発生主義の原則と実現主義の原則

貸借対照表に原則があるのと同様に、損益計算書にも次のような原則があります。

  1. 発生主義の原則
  2. 実現主義の原則
  3. 費用収益対応の原則

発生主義の原則

発生主義の原則とは全ての費用及び収益はその支出及び収入に基づいて計上し、その発生した期間に処理しなければならないとする考え方です。発生とは経済価値の費消事実の発生(又は費消原因事実の発生)をいいます。

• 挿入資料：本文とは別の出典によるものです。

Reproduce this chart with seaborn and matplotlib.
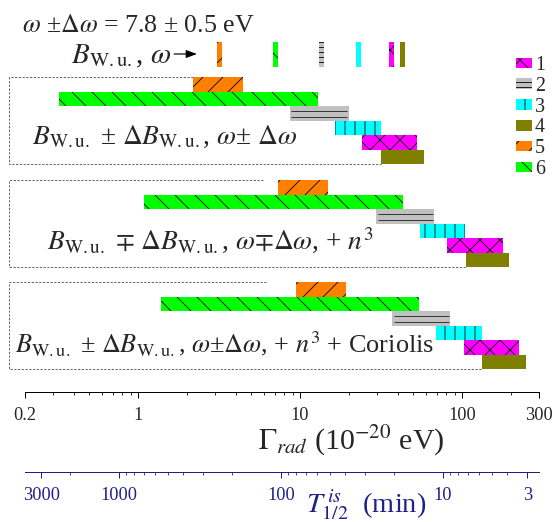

なお、発生主義の原則は主に費用の計上で採用されています。

実現主義の原則

実現主義の原則とは収益が実現したときに認識するという考え方です。この実現とは、財貨又は用役の移転及びこれに対する現金又は現金等価物の取得をいいます。

収益を実現主義で認識する理由

収益を実現主義で認識する理由は、制度会計上、利益については処分可能性を考慮しなければならず、販売によって収益とそこからもたらされる利益に貨幣性資産の裏付けが得られること、また、販売の事実は後日取り消されることがない確定性を有していることなどから収益については実現主義を採用しています。

簡単に説明すると、利益はできるだけ確実なものでなければならず、確実性が高いと考えられるのが販売の事実の有無であり、販売されることで現金が手元に入ってくるため、その時点で売上(収益)を認識するのです。

費用は発生主義、収益は実現主義の理由

上記のように、費用は発生主義で認識する一方、収益については実現主義で認識します。なぜこのように費用と収益で認識基準が異なるのかと言うと、会計には保守主義の原則と言う考え方があるからです。

保守主義の原則とは、収益はできるだけ確実なものだけを計上し、費用損失は細大漏らさず計上することで利益をできるだけ少なくし、資金の社外流出を防ごうとする考え方です。

そのため収益はできるだけ確実である実現主義を採用し、費用は細大漏らさず計上するため発生主義を採用しています。